Womöglich geht es einstweilen zu weit, von "Amerikanischen Zuständen" zu sprechen, oder von "No go areas". Und auch Zustände, wie vor kurzem aus London Tottenham und Manchester berichtet wurden, sind bis heute ausgeblieben. Jedoch: verschiedene grosse und kleine Vorkommnisse deuten darauf hin, dass eine Unterschicht von Randständigen oder Stadtflüchtern entsteht, die unerreichbar sind oder sogar resistent für Bemühung von aussen. Dies mit allen Folgen für die Lebensqualität und Sicherheit im Quartier.

Uber- und Unterströmung treffen einander in einem für niederländische Begriffe verwunderlichen wie auch unheilvollen Mix von Trübsinn und Misstrauen. Schichten, die durch populistische Panikkonservative auf eine Art und Weise effektvoll angegriffen werden, die inzwischen gefährliche Züge annimmt – mit große Folgen für die Stabilität und der Legitimität des Wohlfahrt- und Rechtsstaates. Die Autoritäten scheinen ratlos im Umgang mit dieser Art Entwicklungen.

Anfänglich – als es noch Geld gab – ist, wenigstens in den Niederlanden, in den weichen Sektor in allerlei Projekte, Programme und Massnahmen investiert worden. Ein Einsatz, bei dem die GWA oft eine zentrale Rolle einnahm – und zugewiesen bekam. Die Kritik, nicht zuletzt in der Politik, lautet, das diese Art der (Tiefen)Investitionen kaum einen Beitrag geliefert hat, oder sogar in die falsche Richtung wirkt. In der Tat, der konkrete Mehrwert ist schwierig festzustellen, sicher in gegenseitigen Zusammenhang.

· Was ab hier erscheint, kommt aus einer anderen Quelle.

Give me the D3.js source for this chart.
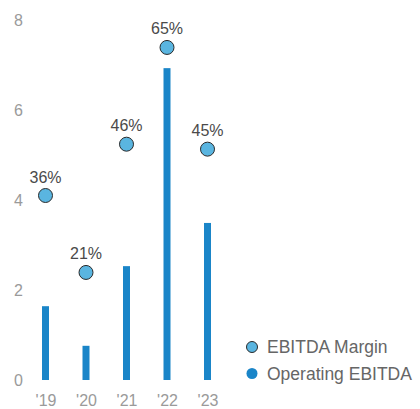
<!DOCTYPE html>
<meta charset="utf-8">
<style>
body { margin: 0; background: #fff; }
text { font-family: "Liberation Sans", Arial, sans-serif; }
</style>
<svg width="420" height="409"></svg>
<script src="https://d3js.org/d3.v7.min.js"></script>
<script>

var years = ["'19", "'20", "'21", "'22", "'23"];
var operatingEbitda = [1.64, 0.76, 2.53, 6.93, 3.49];
var ebitdaMargin = [4.10, 2.39, 5.24, 7.39, 5.13];
var marginLabels = ["36%", "21%", "46%", "65%", "45%"];
var yTicks = [0, 2, 4, 6, 8];
var legendItems = ["EBITDA Margin", "Operating EBITDA"];

var barColor = "#1a85c8",
    dotColor = "#5ab5e0";

var svg = d3.select("svg");

var x = d3.scalePoint()
    .domain(years)
    .range([45.5, 207.5]);

var y = d3.scaleLinear()
    .domain([0, 8])
    .range([380, 20]);

// y axis labels
var yAxis = svg.append("g")
    .attr("transform", "translate(23,0)")
    .call(d3.axisLeft(y).tickValues(yTicks).tickSize(0).tickPadding(0));
yAxis.select(".domain").remove();
yAxis.selectAll("text")
    .attr("fill", "#9a9a9a")
    .attr("font-size", "16px")
    .style("font-family", "'Liberation Sans', Arial, sans-serif");

// x axis labels
var xAxis = svg.append("g")
    .attr("transform", "translate(0,394)")
    .call(d3.axisBottom(x).tickSize(0).tickPadding(0));
xAxis.select(".domain").remove();
xAxis.selectAll("text")
    .attr("fill", "#9a9a9a")
    .attr("font-size", "16px")
    .attr("dy", "0.75em")
    .style("font-family", "'Liberation Sans', Arial, sans-serif");

// bars
svg.selectAll(".bar")
    .data(operatingEbitda)
    .enter().append("rect")
    .attr("class", "bar")
    .attr("x", function(d, i) { return x(years[i]) - 3.5; })
    .attr("width", 7)
    .attr("y", function(d) { return y(d); })
    .attr("height", function(d) { return y(0) - y(d); })
    .attr("fill", barColor);

// margin dots
svg.selectAll(".dot")
    .data(ebitdaMargin)
    .enter().append("circle")
    .attr("class", "dot")
    .attr("cx", function(d, i) { return x(years[i]); })
    .attr("cy", function(d) { return y(d); })
    .attr("r", 7)
    .attr("fill", dotColor)
    .attr("stroke", "#2b2b2b")
    .attr("stroke-width", 1);

svg.selectAll(".lbl")
    .data(ebitdaMargin)
    .enter().append("text")
    .attr("class", "lbl")
    .attr("x", function(d, i) { return x(years[i]); })
    .attr("y", function(d) { return y(d) - 13; })
    .attr("text-anchor", "middle")
    .attr("fill", "#4a4a4a")
    .attr("font-size", "16px")
    .text(function(d, i) { return marginLabels[i]; });

// legend
var legend = svg.selectAll(".legend")
    .data(legendItems)
    .enter().append("g")
    .attr("class", "legend")
    .attr("transform", function(d, i) { return "translate(252," + (347 + i * 26.5) + ")"; });

legend.append("circle")
    .attr("r", 5.5)
    .attr("fill", function(d, i) { return i == 0 ? dotColor : barColor; })
    .attr("stroke", function(d, i) { return i == 0 ? "#2b2b2b" : "none"; })
    .attr("stroke-width", 1);

legend.append("text")
    .attr("x", 15)
    .attr("dy", "0.35em")
    .attr("fill", "#666")
    .attr("font-size", "17.5px")
    .text(function(d) { return d; });

</script>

In den letzten Jahren wird vor allem die Antwort gesucht in repressiven Massnahmen. Dies vor allem mit dem Ziel, in jedem Fall die formelle Ordnung sicher zu stellen. Wichtige Beispiele finden wir im Vorgehen gegen Haschlokale und Wohnwagencamps, bei marokkanischen Problemjugendliche oder radikalisierte Banden. Eine Liste, die einfach verlängert werden kann.

Hier lautet die Kritik, dass nur mehr hartes Auftreten – mehr Polizei, strengere Strafen – langzeitig ebenso wenig nachhaltig sind und verkehrte Entwicklungen auslösen: die Gutmütigen weiter von sich zu entfremden oder sogar weiter in die Arme der Kriminalität zu treiben.

Wir gehören zu denjenigen die meinen, dass für eine nachhaltige Verbesserung des sozialen Zusammenhaltes und die Erneuerung der moralischen Macht, mindestens zwei Basisbedingungen vorhanden sein müssen:

  • Mehr zusammenhängende Maßnahmen (als Voraussetzung der Komplexität oder Interdisziplinarität); d.h.: nicht hart oder weich, sondern hart und weich.
  • Neue Arbeits- und Steuerungsprozesse in den Beziehungen zwischen Professionellen und Bewohnern und der Beziehung untereinander (Voraussetzung von Reziprozität).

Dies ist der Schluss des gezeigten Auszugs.